O castelo de cartas
por Bruno CarmeloDesde que se tornou conhecido fora de seu país, o iraniano Asghar Farhadi tem sido estimado por críticos e cinéfilos devido ao exímio talento com crônicas de costumes – em outras palavras, pelo modo como insere numa única narrativa conflitos morais, religiosos, de gênero, de gerações, de classes sociais. O drama francês O Passado (2013) serviu para testar esta habilidade em uma cultura estrangeira, com bons resultados. Agora, o diretor comprova a universalidade de seu olhar no espanhol Todos lo Saben.
O elenco traz alguns dos atores hispanófonos mais prestigiados da atualidade, a exemplo de Javier Bardem, Penélope Cruz e Ricardo Darín, porém a narrativa não permite arroubos individuais de nenhum deles. O projeto permanece multifocal, ou “coral” como chamam os franceses, acompanhando pelo menos meia dúzia de adultos cujas vidas se entrecruzam e se afetam, permitindo explorar todos os entraves morais citados acima. Partindo de uma premissa semelhante à de Procurando Elly, o cineasta envereda pelo suspense, numa estrutura de castelo de cartas. Após gastar tempo considerável descrevendo a vida perfeita de uma família abastada, o filme planta um problema, e então espera que este desencadeie outros, e assim por diante, até observar a ruína da família burguesa.
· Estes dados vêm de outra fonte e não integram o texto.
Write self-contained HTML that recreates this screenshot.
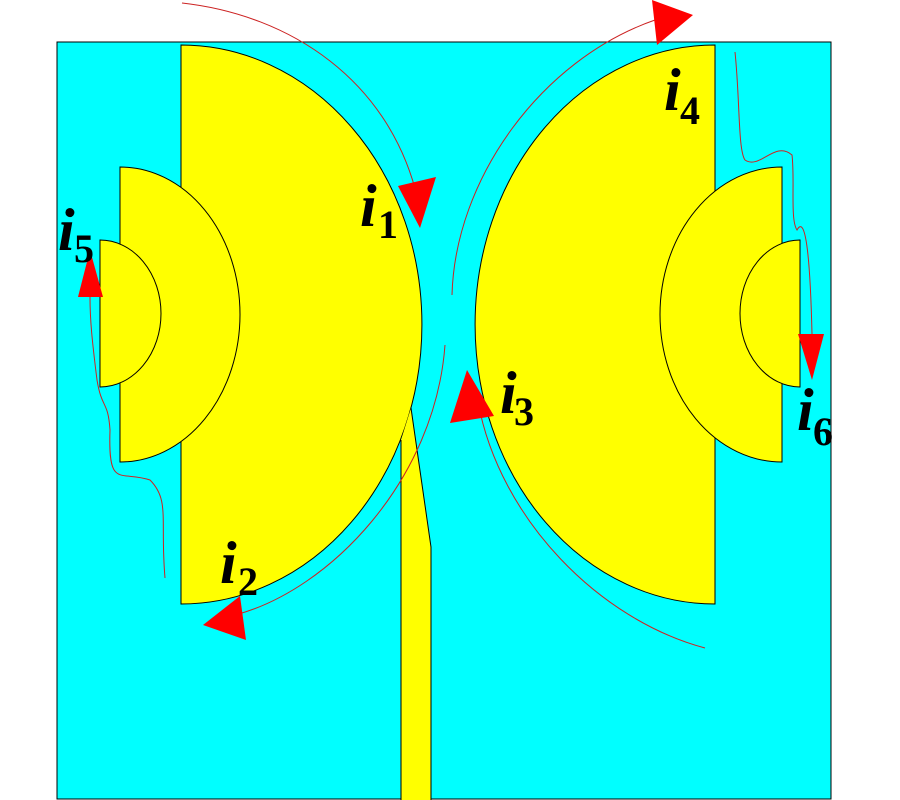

O recurso soaria sádico se o roteiro não se importasse tanto com seus personagens. Farhadi é, de fato, excelente nos diálogos e na construção psicológica dos adultos de classe média, sendo capaz de construir uma narrativa complexa para os diversos protagonistas. Melhor ainda, nenhum deles é julgado positiva ou negativamente por seus atos – este trabalho cabe apenas ao espectador. A espanhola Laura (Penélope Cruz), seu marido argentino Alejandro (Ricardo Darín), o ex-namorado dela, Paco (Javier Bardem), a esposa dele, Bea (Bárbara Lennie), o tio Fernando (Eduard Fernández) e a jovem mãe Mariana (Elvira Minguez) experimentam diversas transformações ao longo da trama sobre uma festa de casamento transformada em tragédia.
Alguns acontecimentos extremos, nas mãos de roteiristas menos experientes, poderiam se tornar melodramáticos, ou mesmo ridículos. Felizmente, Todos lo Saben fornece razões plausíveis para estas atitudes. O suspense é muitíssimo bem construído, com uma tensão progressiva e asfixiante – quase literalmente, aliás, visto que pelo menos três personagens sofrem de falta de ar nesta história. O elenco se mantém contido, evitando o mar de lágrimas esperado do tema, e cultivando a ambiguidade da reunião coletiva face à tragédia: e se a pessoa ao lado fosse responsável pelo incidente?
Para embaralhar as respostas, entram em cena o catolicismo, a família patriarcal, o poder financeiro, as noções distintas de honra masculina e feminina. Os elementos são ao mesmo tempo típicos de uma família latina e suficientemente amplos para serem compreendidos em quaisquer núcleos afetivos – com o acréscimo do medo da morte, funcionando como catalisador de crises. Farhadi constrói um whodunit (trama de detetive em busca de um culpado, onde todos são suspeitos) tão competente que a revelação do crime beira a leve frustração. Este é o tipo de experiência em que o caminho vale mais do que a chegada.
Além disso, o diretor demonstra cuidados valiosos em sua trama, que elevam a estrutura formulaica a algo vibrante e verossímil. O uso da tecnologia despertando a sensação de vigilância, a presença discreta, porém determinante de um guia na história (o ex-policial interpretado por José Angel Egido), o caos da festa na qual uma dezena de pistas é plantada, além do cuidado de fornecer pistas falsas fazem com que esta seja uma experiência sob medida para provocar o espectador. A cereja no bolo é a construção de um raro suspense criminal diurno, em cenários ensolarados e paradisíacos. A direção de fotografia explora os espaços com uma câmera ágil seguindo personagens, em paralelo com a montagem capaz de equilibrar a presença de todos sem que ninguém seja esquecido por tempo demasiado. A estética é discreta, porém funcional – ao invés de chamar atenção para si mesma, a imagem é toda dedicada aos personagens.
Após o hermético O Apartamento, Farhadi fornece provavelmente seu filme mais acessível, que pode estabelecer um diálogo amplo com o público dos circuitos de arte. Mesmo assim, quem se detiver nos detalhes deve perceber alegorias valiosas, a exemplo da fortuna voltando para atormentar seus proprietários. Talvez o projeto seja o menos original na carreira do cinesta iraniano, pelo fato de seguir à risca uma estrutura consagrada do gênero. Ainda assim, constitui uma eficaz e instigante incursão nas regras do suspense policial.
Filme visto no 71º Festival Internacional de Cannes, em maio de 2018.